I can think of a way around this, sort of: you could break the transfer up and require the receiver to sign a message for each piece they've received, before you send the next piece. But, they can lie and say they never got the last piece, and that's tricky because some data is worthless without the entire thing. Maybe they're not lying, and you've disconnected - should they have to pay for 90% of a file? There's lots of little edge cases I can think of.
If this whole idea ever happened, I think large data warehouses would form (using cheap amazon/google storage) and the whole thing might become centralized anyway.
they can lie and say they never got the last piece
This can be solved with encryption. Just send them an encrypted version of the file. By requesting the key the receiver confirms possession of all chunks.
And what if the sender does not send the key? Or, when you use the key, you find out it is just a blob of zeros? (Or, the other way around: receiver lies and says that the sender did not send the key, or that the decrypted data did not match the hash)
All your concerns are valid but addressable via "reputation".
Consider this: Each completed transaction is rated by each participating party.
How much your rating affects your opponents reputation in determined by your own reputation. A higher reputation enables privileges such as more peers willing to trade with you, faster downloads, etc.
These reputation systems don't work in common P2P networks because everyone can just generate fake identities and boost their own reputation at will.
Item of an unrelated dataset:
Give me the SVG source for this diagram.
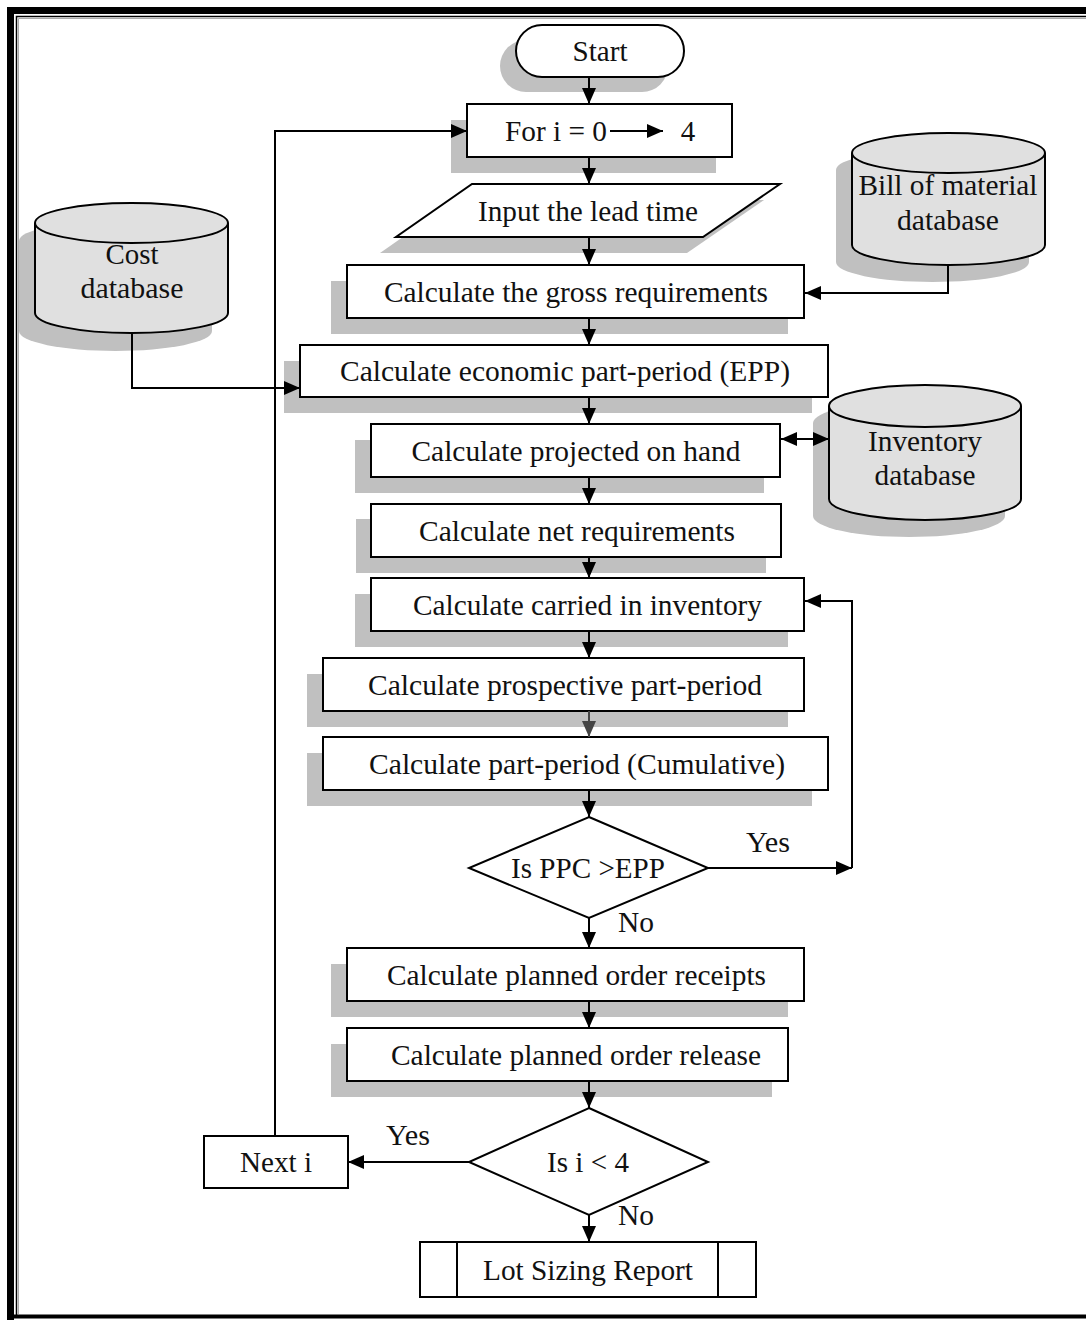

However, if you tie the reputation system to bitcoin so that the creation of an identity puts actual money on the line then this kind of cheating doesn't work anymore.
Well, I would opt in for something simple/more centralized that works today, instead of having something that works perfectly in thoery after 5 years... All the current projects seem to be the latter type.
Whether or not UML works depends mostly on the people who use it. Not on whether they are smart or not -- it fits with some mindsets and clashes with some others. I have seen very-very good C++ programmers who worked with roundtrip engineering tools (Together) and diagram was always the first. (And the project went well.)
I have created several very successful projects by doing very in depth UML up front. Of course you'll make some changes once some of the finer details start to reveal themselves, but if you thought through the separations well enough, it should be relatively minor.
I too dream of such a thing. Personally, I want the idea where you pay bitcoins to the entire network, the payment gets split by the percentage of storage.
Webmasters would pay the network (and have an API to generate download links, upload authorization for users to upload directly to the network), giving users the ability to use it for free or can pay directly to the network too, or even get a premium account on the website for convinence.
I don't care about the other ideas bit451 has suggested (playlists, hashtags, etc), I think the network should be for resilient file storage and for videos people can build an application on top of that network.
I'd love to switch to a network rather than rely on a single datacenter which can be raided over night. A 'Usenet for HTTP'.
I've heard of Tahoe-LAFS before, I am under the impression it's for when I own the storage server rather than using a network of other peoples server? My dream is of a network of other people operating the servers for both liability reasons and it would be cheaper because given a network of people paying with bitcoin, it would be oversold, reducing the price more than getting a dedicated server (assuming there is competition).
If I'm wrong, and other people provide storage with Tahoe-LAFS, how are you recieving money for it? Storage is expensive when done on enterprise scale, we can't rely on peoples open internet idiology for something as expensive as that.
The original technology Tahoe-LAFS is based upon (MojoNation) also spawned BitTorrent. For BT Bram removed the secure tunnels (a la Tor) and the distributed payment system. Over the past decade we have just slowly added it all back and at each step proclaimed ourselves to be rather clever...
The writeup that is linked to is only a summary of which technologies should be tied together, without any proper explanation on how that should be done. The GitHub repository is from July, contains only a few weird UML diagrams, and doesn't have updates thereafter.
If you like the genre of fantasy, it's a fun writeup though. Especially the 'contribute' part.
Haha. Well, we built a decentralized social network, and bitcoin is a decentralized money, so we'll see, maybe someone can make decentralized media server. I mean, isn't GNU Goblin something like that already? And the web is decentralized ... so with a decentralized social network powering user accounts and social stuff, what's the problem? You can even use bitcoins and contracts to set up hosting agreements between people.
This would be a hash of an index file that describes the data, broken into small chunks. Now your client goes back onto the network and finds the cheapest way to retrieve all these chunks. You could set a default, "5 cents per GB" that you're willing to pay.
Servers could monitor the network and see what's being requested often, and pay to download (and re-serve) these chunks themselves in the hopes of profiting. When files become rare, servers could charge a premium.
Bitcoin is not a micropayment system, so paying per chunk would be expensive. You could pre-pay, say 1GB at a time at first, and slowly build up a trusted reputation where you only pay afterwards (by reusing a bitcoin address as your "identity" that you always send from). You'd work out a "contract" (signed with your sending address), give it to the server, and if you skip out on paying they could use it as proof of nonpayment which they would share with other servers. (Maybe all servers have a blacklist file they share for free). They could try to send you bogus data, but since you can verify by-the-chunk you wouldn't request more chunks from them once you've received a piece that fails a hash.
Once you've got this network in place, you could build any of the things the author in this link is describing. My hope, a Usenet 2.0 style protocol. The whole thing is very exciting. But first you need a simple, generic, data-for-bitcoin network.
Everything I've seen so far in the bitcoin/storage area (maidsafe, storj) sounds overly complicated and downright scammy. I don't want to back up my data to a p2p network. I don't want to have to purchase a new altcoin to use your network. I just want to, for starters, type "serve [file]" or "fetch [hash]" on the CLI and have it all magically work behind the scenes. First place I'd see this taking off is sharing porn - yay! From there, after time, it could become the backbone of "web 3.0".